"Un hombre en mi casa", por Carlos Galdós. (Ilustración: José Carlos Chihuán Trevejo)
"Un hombre en mi casa", por Carlos Galdós. (Ilustración: José Carlos Chihuán Trevejo)
Carlos Galdós

Hay un hombre en mi casa, el primer hombre con el que convivo en mi vida. Como todo jefe de familia, los fines de semana él tiene que ser el primero en abrir el diario mientras desayunamos. Una a una pasa las hojas grandotas, pasa y repasa los textos y, si algo le disgusta, rompe en pedacitos la publicación. Le encanta ver los resúmenes de la semana de domingo por la mañana; en particular, se queda pegado contemplando a Maritere Braschi. Pobre de mí si le pido cambiar de canal; me tira el control remoto por la cabeza. Inmediatamente después me exige salir a hacer deporte, le gusta caminar y coquetear con cuanta señora se le acerca mientras que yo solo atino a recibir el típico chiste: “menos mal no es como tú”, que recibo con una amable sonrisa de compromiso y pensando: “qué tal cuajo, se nota que usted no tiene espejo”. Pero entiendo que mejor es quedarme callado. 

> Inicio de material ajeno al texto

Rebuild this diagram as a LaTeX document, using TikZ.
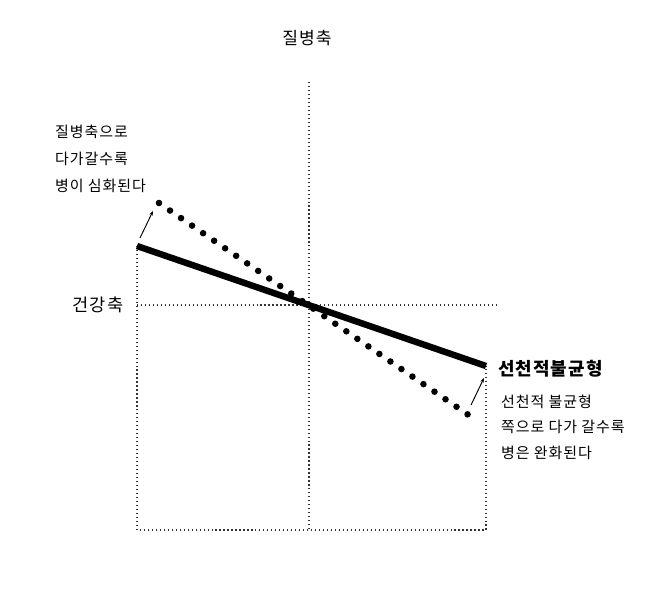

Este hombre gusta de lo que a mí me disgusta. Los domingos por la tarde, si por él fuera, se plantaría horas viendo los partidos de fútbol del campeonato local y, si yo prendo la luz para que la habitación no esté a oscuras, él en el acto la apaga. Yo me asusto con las sombras mientras él conversa con ellas. Este hombre gusta del agua helada mientras yo no piso la tina si es que el agua no está hirviendo. Por las noches pasa revista cada dos horas gritando el nombre de Carla y el mío como quien verifica que estamos ahí bajo su cuidado. “¡Carla!, ¡Carlos!”. “Sí, ¡aquí estamos!”. Y automáticamente todo es silencio.

Los trabajos domésticos parecen ser su principal atractivo. Ama la jardinería y eso incluye comerse todos los chanchitos y cuanto insecto y hoja seca encuentre en el jardín de la casa y también en cuanto parque de esta ciudad visite. No hay día que no pase minuciosa revista de uno en uno a todos los enchufes de la casa: los mira, se acerca a ellos y finalmente verifica su buen funcionamiento metiendo el dedo meñique por los huequitos. Lo mismo hace también con los sanitarios y en particular con el bidet: abre la llave hasta que el chorro –mismo parque de las aguas– llega hasta el techo e inunda la habitación. Cuando le cuento a mi mamá todo lo que este visitante está haciendo en mi casa, ella me dice: “Y pensar que yo te tuve que meter a un curso de electricidad para el hogar en el José Pardo, para que supieras hacer algo de hombres”. Y sí pues, efectivamente, me hice bien macho dos veces por semana en el local de la avenida Grau frente al terminal de Roggero, recibiendo sendas descargas eléctricas y aprendiendo a armar enchufes. 

La primera vez que me dijeron ‘maricón’ fue a los ocho años, cuando me fui a quejar con mi mamá porque mi primo estaba destruyendo el castillo de Lego que tantos días me tomó armar. “Uy, qué maricón, se queja con su mamá”. Ahora, a los 43 años, recién entiendo que el vacilón del Lego es justamente ese: destrozar lo que el otro acaba de terminar. Recién me di cuenta cuando luego de armar la nave de La guerra de las galaxias, Luca de una patada desarmó todo y acto seguido no paró de reír mientras que yo quería una vez más llamar a mi mamá. 

Este hombre de año y cuatro meses me está enseñando a hacerme hombre. Gracias, Luca. 

Esta columna fue publicada el 21 de octubre del 2017 en la revista Somos.